_What you should do_:
Search the records for "Output". Copy every line where it appears.

_Information shown_:
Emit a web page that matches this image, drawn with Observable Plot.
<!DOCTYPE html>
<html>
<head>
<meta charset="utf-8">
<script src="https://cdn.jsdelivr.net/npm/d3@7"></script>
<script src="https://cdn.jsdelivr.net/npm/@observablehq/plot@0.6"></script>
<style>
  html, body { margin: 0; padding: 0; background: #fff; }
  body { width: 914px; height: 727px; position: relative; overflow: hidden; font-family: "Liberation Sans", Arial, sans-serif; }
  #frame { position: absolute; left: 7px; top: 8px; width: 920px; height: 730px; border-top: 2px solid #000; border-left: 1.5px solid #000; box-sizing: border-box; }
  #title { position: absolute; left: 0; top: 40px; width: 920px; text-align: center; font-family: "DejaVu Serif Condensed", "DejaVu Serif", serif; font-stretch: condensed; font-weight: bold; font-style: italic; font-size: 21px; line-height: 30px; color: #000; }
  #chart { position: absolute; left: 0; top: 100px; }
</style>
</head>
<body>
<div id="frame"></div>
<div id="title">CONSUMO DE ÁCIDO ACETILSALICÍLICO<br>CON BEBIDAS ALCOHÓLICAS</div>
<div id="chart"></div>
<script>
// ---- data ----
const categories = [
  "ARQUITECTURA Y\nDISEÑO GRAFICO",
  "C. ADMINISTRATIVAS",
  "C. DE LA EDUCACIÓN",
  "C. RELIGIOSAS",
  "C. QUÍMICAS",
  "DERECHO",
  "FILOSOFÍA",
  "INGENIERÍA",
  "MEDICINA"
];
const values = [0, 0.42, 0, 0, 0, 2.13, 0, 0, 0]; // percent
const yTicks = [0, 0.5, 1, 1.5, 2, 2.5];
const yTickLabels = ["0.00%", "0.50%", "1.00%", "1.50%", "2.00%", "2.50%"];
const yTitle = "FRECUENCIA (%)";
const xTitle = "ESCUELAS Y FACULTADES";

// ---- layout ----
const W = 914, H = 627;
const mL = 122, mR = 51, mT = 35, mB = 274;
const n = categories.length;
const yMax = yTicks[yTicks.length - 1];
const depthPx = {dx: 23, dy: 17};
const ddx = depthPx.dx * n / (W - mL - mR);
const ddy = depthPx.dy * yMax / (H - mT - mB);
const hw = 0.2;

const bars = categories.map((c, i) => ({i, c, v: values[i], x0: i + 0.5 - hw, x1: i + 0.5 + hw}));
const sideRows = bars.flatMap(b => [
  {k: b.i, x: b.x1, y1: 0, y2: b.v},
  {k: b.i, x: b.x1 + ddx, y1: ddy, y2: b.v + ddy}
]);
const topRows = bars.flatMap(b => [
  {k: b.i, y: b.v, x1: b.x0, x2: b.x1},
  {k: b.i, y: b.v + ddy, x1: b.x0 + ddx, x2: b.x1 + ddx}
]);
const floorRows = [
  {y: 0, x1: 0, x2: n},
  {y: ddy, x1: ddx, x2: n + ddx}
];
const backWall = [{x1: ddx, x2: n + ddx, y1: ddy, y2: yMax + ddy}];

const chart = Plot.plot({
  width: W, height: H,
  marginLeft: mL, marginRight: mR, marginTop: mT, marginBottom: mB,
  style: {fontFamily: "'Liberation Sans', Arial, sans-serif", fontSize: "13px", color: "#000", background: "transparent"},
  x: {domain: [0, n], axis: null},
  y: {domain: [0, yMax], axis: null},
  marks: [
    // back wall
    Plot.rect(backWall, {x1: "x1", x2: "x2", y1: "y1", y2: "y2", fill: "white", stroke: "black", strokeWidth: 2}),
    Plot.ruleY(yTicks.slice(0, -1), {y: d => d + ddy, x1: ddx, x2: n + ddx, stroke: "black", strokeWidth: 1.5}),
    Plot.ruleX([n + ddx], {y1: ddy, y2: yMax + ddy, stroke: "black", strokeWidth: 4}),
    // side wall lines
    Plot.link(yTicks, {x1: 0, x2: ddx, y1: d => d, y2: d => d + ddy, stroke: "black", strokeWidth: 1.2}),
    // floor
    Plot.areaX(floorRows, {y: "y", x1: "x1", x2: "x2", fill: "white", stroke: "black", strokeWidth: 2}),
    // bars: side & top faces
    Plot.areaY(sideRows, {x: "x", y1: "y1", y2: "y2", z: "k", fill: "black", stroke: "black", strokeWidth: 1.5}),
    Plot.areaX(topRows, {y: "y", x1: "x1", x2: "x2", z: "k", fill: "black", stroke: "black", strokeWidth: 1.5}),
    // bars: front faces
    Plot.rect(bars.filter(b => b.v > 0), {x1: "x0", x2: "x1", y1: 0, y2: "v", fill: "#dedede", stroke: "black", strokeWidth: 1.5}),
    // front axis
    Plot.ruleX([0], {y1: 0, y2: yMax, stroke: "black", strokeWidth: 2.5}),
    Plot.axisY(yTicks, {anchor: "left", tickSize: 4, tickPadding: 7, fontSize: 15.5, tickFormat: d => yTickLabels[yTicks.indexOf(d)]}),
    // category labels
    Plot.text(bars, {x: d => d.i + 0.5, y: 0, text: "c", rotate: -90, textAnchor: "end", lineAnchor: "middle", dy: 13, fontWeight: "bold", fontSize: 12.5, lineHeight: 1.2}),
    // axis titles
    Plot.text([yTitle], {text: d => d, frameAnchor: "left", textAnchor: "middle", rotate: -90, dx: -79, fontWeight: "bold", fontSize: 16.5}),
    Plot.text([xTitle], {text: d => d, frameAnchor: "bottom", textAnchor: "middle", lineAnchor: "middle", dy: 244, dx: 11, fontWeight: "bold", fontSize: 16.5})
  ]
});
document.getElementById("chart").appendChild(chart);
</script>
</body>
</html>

---

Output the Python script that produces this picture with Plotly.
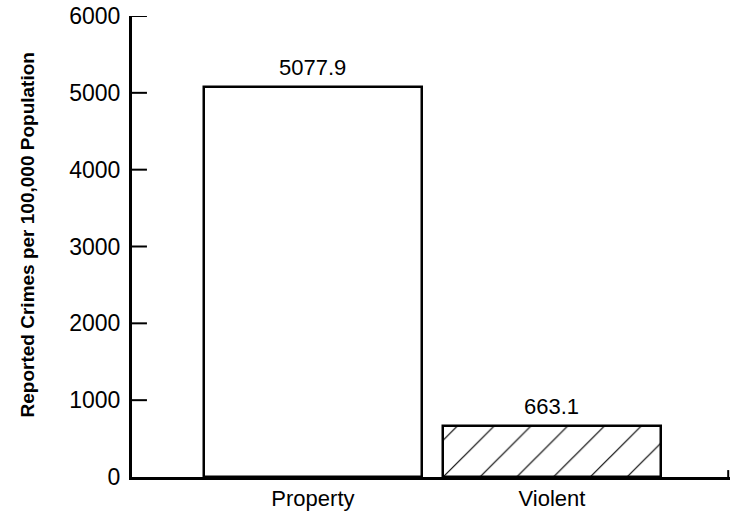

==

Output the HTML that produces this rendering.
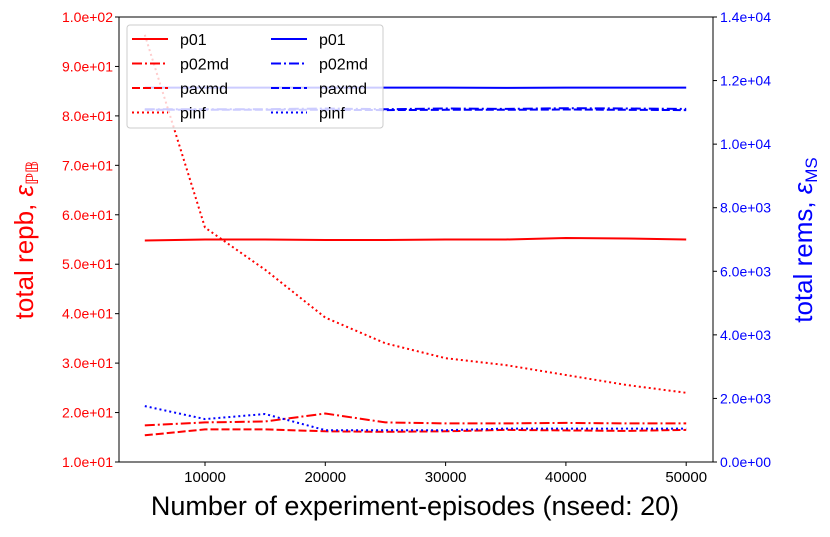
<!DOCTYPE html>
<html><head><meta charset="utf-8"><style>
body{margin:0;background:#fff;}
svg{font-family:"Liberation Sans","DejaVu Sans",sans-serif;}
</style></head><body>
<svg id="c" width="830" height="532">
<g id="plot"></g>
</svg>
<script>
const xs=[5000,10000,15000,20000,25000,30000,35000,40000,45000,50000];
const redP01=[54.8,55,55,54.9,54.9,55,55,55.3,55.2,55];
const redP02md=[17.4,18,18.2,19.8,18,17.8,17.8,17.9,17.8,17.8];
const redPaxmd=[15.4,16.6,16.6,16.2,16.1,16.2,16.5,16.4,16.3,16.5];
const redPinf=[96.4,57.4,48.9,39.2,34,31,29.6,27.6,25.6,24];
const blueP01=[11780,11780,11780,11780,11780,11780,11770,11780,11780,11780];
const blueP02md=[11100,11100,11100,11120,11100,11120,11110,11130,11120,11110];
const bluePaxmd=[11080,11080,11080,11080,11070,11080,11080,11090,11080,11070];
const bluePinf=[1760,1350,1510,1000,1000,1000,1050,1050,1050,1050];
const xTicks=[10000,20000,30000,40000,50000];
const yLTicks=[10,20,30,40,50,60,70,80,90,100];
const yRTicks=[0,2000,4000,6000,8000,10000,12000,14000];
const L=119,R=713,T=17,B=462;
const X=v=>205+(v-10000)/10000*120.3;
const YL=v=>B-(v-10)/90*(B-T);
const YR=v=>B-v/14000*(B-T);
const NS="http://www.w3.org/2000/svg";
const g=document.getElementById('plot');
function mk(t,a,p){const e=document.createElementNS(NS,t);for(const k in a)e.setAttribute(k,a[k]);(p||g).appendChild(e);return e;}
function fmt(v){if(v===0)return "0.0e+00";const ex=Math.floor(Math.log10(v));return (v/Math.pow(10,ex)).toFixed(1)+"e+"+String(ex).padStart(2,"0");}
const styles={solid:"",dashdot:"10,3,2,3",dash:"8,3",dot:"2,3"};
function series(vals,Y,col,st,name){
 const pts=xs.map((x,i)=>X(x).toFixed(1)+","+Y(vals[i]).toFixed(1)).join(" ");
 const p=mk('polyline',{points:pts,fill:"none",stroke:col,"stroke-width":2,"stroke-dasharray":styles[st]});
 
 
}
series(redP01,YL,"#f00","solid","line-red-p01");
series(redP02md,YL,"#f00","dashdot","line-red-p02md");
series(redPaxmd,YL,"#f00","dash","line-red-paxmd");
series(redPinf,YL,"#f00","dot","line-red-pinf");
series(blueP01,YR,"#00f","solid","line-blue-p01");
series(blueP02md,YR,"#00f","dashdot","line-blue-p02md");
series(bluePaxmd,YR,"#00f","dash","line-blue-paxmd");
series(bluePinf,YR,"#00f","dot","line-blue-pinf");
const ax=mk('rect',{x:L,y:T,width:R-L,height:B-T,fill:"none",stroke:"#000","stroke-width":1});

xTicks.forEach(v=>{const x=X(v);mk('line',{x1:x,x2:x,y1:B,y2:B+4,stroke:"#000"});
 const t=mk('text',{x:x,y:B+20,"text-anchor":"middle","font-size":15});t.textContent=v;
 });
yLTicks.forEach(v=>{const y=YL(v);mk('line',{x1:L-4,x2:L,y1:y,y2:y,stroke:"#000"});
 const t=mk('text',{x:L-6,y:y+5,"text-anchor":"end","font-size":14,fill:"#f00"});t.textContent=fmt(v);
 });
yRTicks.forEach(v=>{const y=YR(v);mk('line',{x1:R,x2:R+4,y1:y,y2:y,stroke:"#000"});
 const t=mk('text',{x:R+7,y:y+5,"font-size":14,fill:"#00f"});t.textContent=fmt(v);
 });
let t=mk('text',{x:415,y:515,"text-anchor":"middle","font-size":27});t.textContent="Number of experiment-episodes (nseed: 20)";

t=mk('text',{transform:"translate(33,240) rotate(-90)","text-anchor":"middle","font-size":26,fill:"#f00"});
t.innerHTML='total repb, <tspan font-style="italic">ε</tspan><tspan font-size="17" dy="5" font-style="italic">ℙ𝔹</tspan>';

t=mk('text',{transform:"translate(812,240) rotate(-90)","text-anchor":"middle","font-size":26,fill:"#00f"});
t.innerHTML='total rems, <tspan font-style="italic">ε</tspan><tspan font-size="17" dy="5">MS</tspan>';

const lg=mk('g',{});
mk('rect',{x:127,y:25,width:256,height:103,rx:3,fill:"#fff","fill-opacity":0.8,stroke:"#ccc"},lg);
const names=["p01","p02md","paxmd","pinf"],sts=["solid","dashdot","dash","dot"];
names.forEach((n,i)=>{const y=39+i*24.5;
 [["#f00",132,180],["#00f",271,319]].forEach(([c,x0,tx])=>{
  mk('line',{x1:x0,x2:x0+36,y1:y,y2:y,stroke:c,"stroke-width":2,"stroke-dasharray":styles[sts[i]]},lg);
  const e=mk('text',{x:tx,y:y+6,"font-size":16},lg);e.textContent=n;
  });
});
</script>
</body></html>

_Response to this task_:
Output the Python script that produces this picture with Plotly.
Output the HTML that produces this rendering.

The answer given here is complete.